SET TASK »
Retype the lines from the first one in the records down to the line containing "marker='s', ms=9.5, **eb)", counting both, and leave out any pictures.

* start EXERCISE INPUT *

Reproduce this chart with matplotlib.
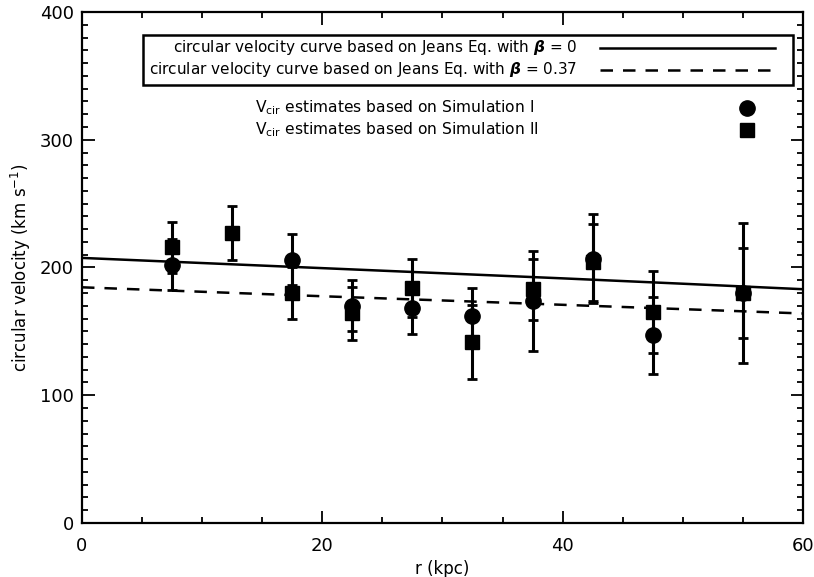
import numpy as np
import matplotlib.pyplot as plt
from matplotlib.ticker import MultipleLocator
from matplotlib.patches import Rectangle

# Jeans-equation circular velocity curves
r_curve = [0, 10, 20, 30, 40, 50, 60]
v_beta0 = [207.5, 203.5, 199.5, 195.5, 191.5, 187.3, 183.0]
v_beta037 = [184.5, 181.0, 177.5, 174.2, 170.8, 167.4, 164.0]

# Simulation I estimates (circles)
r_sim1 = [7.5, 17.5, 22.5, 27.5, 32.5, 37.5, 42.5, 47.5, 55.0]
v_sim1 = [202, 206, 170, 168, 162, 174, 207, 147, 180]
e_sim1 = [20, 20, 20, 20, 22, 39, 35, 30, 55]

# Simulation II estimates (squares)
r_sim2 = [7.5, 12.5, 17.5, 22.5, 27.5, 32.5, 37.5, 42.5, 47.5, 55.0]
v_sim2 = [216, 227, 180, 164, 184, 142, 183, 204, 165, 180]
e_sim2 = [20, 21, 20, 21, 23, 29, 24, 30, 32, 35]

fig = plt.figure(figsize=(8.14, 5.77), dpi=100)
ax = fig.add_axes([0.1007, 0.0936, 0.8857, 0.8856])

ax.plot(r_curve, v_beta0, color='black', lw=1.8)
ax.plot(r_curve, v_beta037, color='black', lw=1.8, dashes=(5, 4))

eb = dict(ls='none', color='black', ecolor='black', elinewidth=2.2,
          capsize=3.6, capthick=2.0)
ax.errorbar(r_sim1, v_sim1, yerr=e_sim1, marker='o', ms=11, **eb)
ax.errorbar(r_sim2, v_sim2, yerr=e_sim2, marker='s', ms=9.5, **eb)

ax.set_xlim(0, 60)
ax.set_ylim(0, 400)
ax.xaxis.set_major_locator(MultipleLocator(20))
ax.xaxis.set_minor_locator(MultipleLocator(5))
ax.yaxis.set_major_locator(MultipleLocator(100))
ax.yaxis.set_minor_locator(MultipleLocator(10))
ax.tick_params(which='both', direction='in', top=True, right=True,
               width=1.3, labelsize=13)
ax.tick_params(axis='x', pad=10)
ax.tick_params(axis='y', pad=6)
ax.tick_params(which='major', length=9)
ax.tick_params(which='minor', length=4.5)
for s in ax.spines.values():
    s.set_linewidth(1.6)

ax.set_xlabel('r (kpc)', fontsize=12, labelpad=4)
ax.set_ylabel(r'circular velocity (km s$^{-1}$)', fontsize=12, labelpad=5)

# boxed key for the two curves
ax.add_patch(Rectangle((0.0846, 0.857), 0.9014, 0.098, transform=ax.transAxes,
                       fill=False, lw=1.8, ec='black', zorder=5))
fs = 11
ax.text(0.6865, 0.9296, r'circular velocity curve based on Jeans Eq. with $\boldsymbol{\beta}$ = 0',
        transform=ax.transAxes, ha='right', va='center', fontsize=fs)
ax.text(0.6865, 0.8865, r'circular velocity curve based on Jeans Eq. with $\boldsymbol{\beta}$ = 0.37',
        transform=ax.transAxes, ha='right', va='center', fontsize=fs)
ax.plot([0.718, 0.961], [0.9296, 0.9296], transform=ax.transAxes,
        color='black', lw=1.8)
ax.plot([0.718, 0.961], [0.8865, 0.8865], transform=ax.transAxes,
        color='black', lw=1.8, dashes=(5, 4))

# key for the simulation points
ax.text(0.240, 0.812, r'V$_{\mathrm{cir}}$ estimates based on Simulation I',
        transform=ax.transAxes, ha='left', va='center', fontsize=11.2)
ax.text(0.240, 0.769, r'V$_{\mathrm{cir}}$ estimates based on Simulation II',
        transform=ax.transAxes, ha='left', va='center', fontsize=11.2)
ax.plot([0.922], [0.812], transform=ax.transAxes, marker='o', ms=11,
        color='black', ls='none')
ax.plot([0.922], [0.769], transform=ax.transAxes, marker='s', ms=9.5,
        color='black', ls='none')

fig.savefig('out.png', dpi=100)
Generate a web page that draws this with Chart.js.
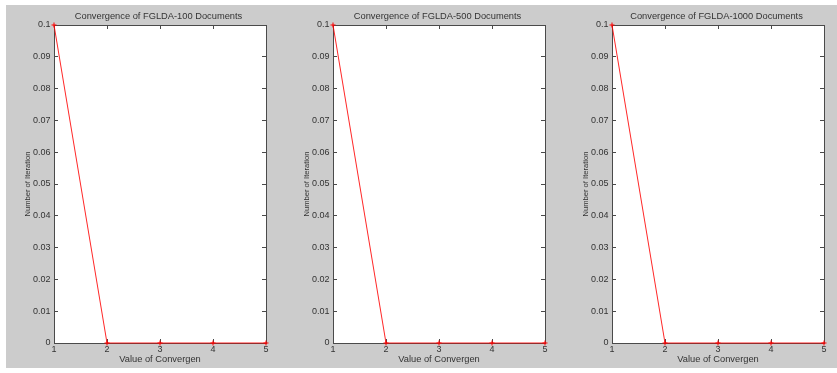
<!DOCTYPE html>
<html>
<head>
<meta charset="utf-8">
<script src="https://cdn.jsdelivr.net/npm/chart.js@4.4.1/dist/chart.umd.min.js"></script>
<style>
    html, body { margin: 0; padding: 0; background: #ffffff; overflow: hidden; }
    body { width: 837px; height: 373px; position: relative; }
    #figure { position: absolute; left: 6px; top: 5px; width: 831px; height: 363px; background: #cccccc; }
    canvas { position: absolute; top: 0; }
</style>
</head>
<body>
<div id="figure"></div>
<canvas id="chart100" width="317" height="373" style="left:0px"></canvas>
<canvas id="chart500" width="317" height="373" style="left:279px"></canvas>
<canvas id="chart1000" width="317" height="373" style="left:558px"></canvas>
<script>
// values
const xLabels = ['1', '2', '3', '4', '5'];
const yTickLabels = ['0', '0.01', '0.02', '0.03', '0.04', '0.05', '0.06', '0.07', '0.08', '0.09', '0.1'];
const iterations100 = [0.1, 0, 0, 0, 0];
const iterations500 = [0.1, 0, 0, 0, 0];
const iterations1000 = [0.1, 0, 0, 0, 0];
const chartTitles = [
    'Convergence of FGLDA-100 Documents',
    'Convergence of FGLDA-500 Documents',
    'Convergence of FGLDA-1000 Documents'
];

const fontFamily = '"Liberation Sans", Arial, sans-serif';
const axisColor = '#4a4a4a';
const textColor = '#333333';

// white plot box like the matlab axes
const plotBackground = {
    id: 'plotBackground',
    beforeDraw(chart) {
        const { ctx, chartArea } = chart;
        ctx.save();
        ctx.fillStyle = '#ffffff';
        ctx.fillRect(chartArea.left, chartArea.top, chartArea.width, chartArea.height);
        ctx.restore();
    }
};

function tickGrid() {
    return {
        drawOnChartArea: false,
        drawTicks: true,
        tickLength: -4, // ticks point inside the box
        color: axisColor,
        lineWidth: 1
    };
}

function makeChart(canvasId, title, values) {
    const ctx = document.getElementById(canvasId).getContext('2d');
    return new Chart(ctx, {
        type: 'line',
        data: {
            labels: xLabels,
            datasets: [{
                data: values,
                borderColor: 'rgba(255, 0, 0, 0.85)',
                borderWidth: 1,
                pointStyle: 'cross',
                pointRadius: 2.5,
                pointBorderWidth: 1,
                pointBorderColor: '#ff0000',
                tension: 0,
                clip: false
            }]
        },
        options: {
            responsive: false,
            animation: false,
            layout: { padding: 0 },
            plugins: {
                legend: { display: false },
                tooltip: { enabled: false },
                title: {
                    display: true,
                    text: title,
                    color: textColor,
                    font: { family: fontFamily, size: 9.3, weight: 'normal', lineHeight: 1.2 },
                    padding: { top: 10.9, bottom: 2.94 }
                }
            },
            scales: {
                x: {
                    position: 'bottom',
                    grid: tickGrid(),
                    border: { display: true, color: axisColor, width: 1 },
                    ticks: {
                        color: textColor,
                        font: { family: fontFamily, size: 9 },
                        padding: 5.6,
                        maxRotation: 0,
                        autoSkip: false
                    },
                    title: {
                        display: true,
                        text: 'Value of Convergen',
                        color: textColor,
                        font: { family: fontFamily, size: 9.3, lineHeight: 1.2 },
                        padding: { top: 0, bottom: 8.4 }
                    },
                    afterFit: function (scale) { scale.height = 30; }
                },
                x2: {
                    position: 'top',
                    type: 'category',
                    grid: tickGrid(),
                    border: { display: true, color: axisColor, width: 1 },
                    ticks: { display: false },
                    afterFit: function (scale) { scale.height = 0; }
                },
                y: {
                    position: 'left',
                    min: 0,
                    max: 0.1,
                    grid: tickGrid(),
                    border: { display: true, color: axisColor, width: 1 },
                    ticks: {
                        stepSize: 0.01,
                        color: textColor,
                        font: { family: fontFamily, size: 9 },
                        padding: 7.5,
                        callback: function (value, index) { return yTickLabels[index]; }
                    },
                    title: {
                        display: true,
                        text: 'Number of Iteration',
                        color: textColor,
                        font: { family: fontFamily, size: 7.6, lineHeight: 1.2 },
                        padding: { top: 23.2, bottom: 0 }
                    },
                    afterFit: function (scale) { scale.width = 54; }
                },
                y2: {
                    position: 'right',
                    type: 'linear',
                    min: 0,
                    max: 0.1,
                    grid: tickGrid(),
                    border: { display: true, color: axisColor, width: 1 },
                    ticks: { stepSize: 0.01, display: false },
                    afterFit: function (scale) { scale.width = 51; }
                }
            }
        },
        plugins: [plotBackground]
    });
}

makeChart('chart100', chartTitles[0], iterations100);
makeChart('chart500', chartTitles[1], iterations500);
makeChart('chart1000', chartTitles[2], iterations1000);
</script>
</body>
</html>
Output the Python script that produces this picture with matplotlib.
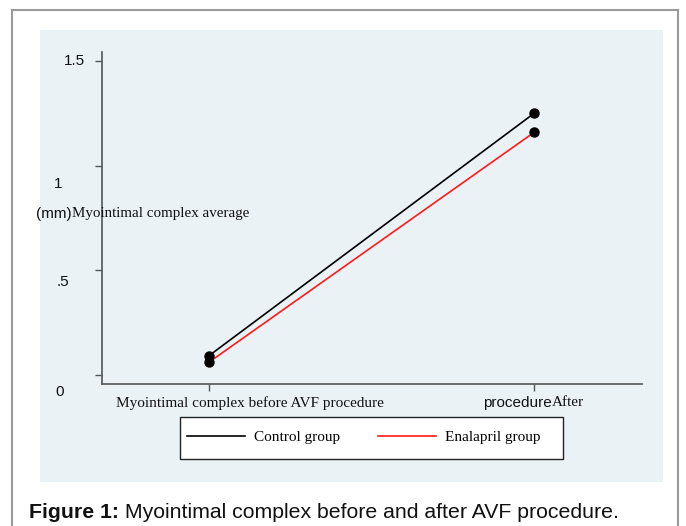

* end EXERCISE INPUT *

OUTPUT FOR THIS EXERCISE »
Reproduce this chart with matplotlib.
import numpy as np
import matplotlib.pyplot as plt
from matplotlib.ticker import MultipleLocator
from matplotlib.patches import Rectangle

# Jeans-equation circular velocity curves
r_curve = [0, 10, 20, 30, 40, 50, 60]
v_beta0 = [207.5, 203.5, 199.5, 195.5, 191.5, 187.3, 183.0]
v_beta037 = [184.5, 181.0, 177.5, 174.2, 170.8, 167.4, 164.0]

# Simulation I estimates (circles)
r_sim1 = [7.5, 17.5, 22.5, 27.5, 32.5, 37.5, 42.5, 47.5, 55.0]
v_sim1 = [202, 206, 170, 168, 162, 174, 207, 147, 180]
e_sim1 = [20, 20, 20, 20, 22, 39, 35, 30, 55]

# Simulation II estimates (squares)
r_sim2 = [7.5, 12.5, 17.5, 22.5, 27.5, 32.5, 37.5, 42.5, 47.5, 55.0]
v_sim2 = [216, 227, 180, 164, 184, 142, 183, 204, 165, 180]
e_sim2 = [20, 21, 20, 21, 23, 29, 24, 30, 32, 35]

fig = plt.figure(figsize=(8.14, 5.77), dpi=100)
ax = fig.add_axes([0.1007, 0.0936, 0.8857, 0.8856])

ax.plot(r_curve, v_beta0, color='black', lw=1.8)
ax.plot(r_curve, v_beta037, color='black', lw=1.8, dashes=(5, 4))

eb = dict(ls='none', color='black', ecolor='black', elinewidth=2.2,
          capsize=3.6, capthick=2.0)
ax.errorbar(r_sim1, v_sim1, yerr=e_sim1, marker='o', ms=11, **eb)
ax.errorbar(r_sim2, v_sim2, yerr=e_sim2, marker='s', ms=9.5, **eb)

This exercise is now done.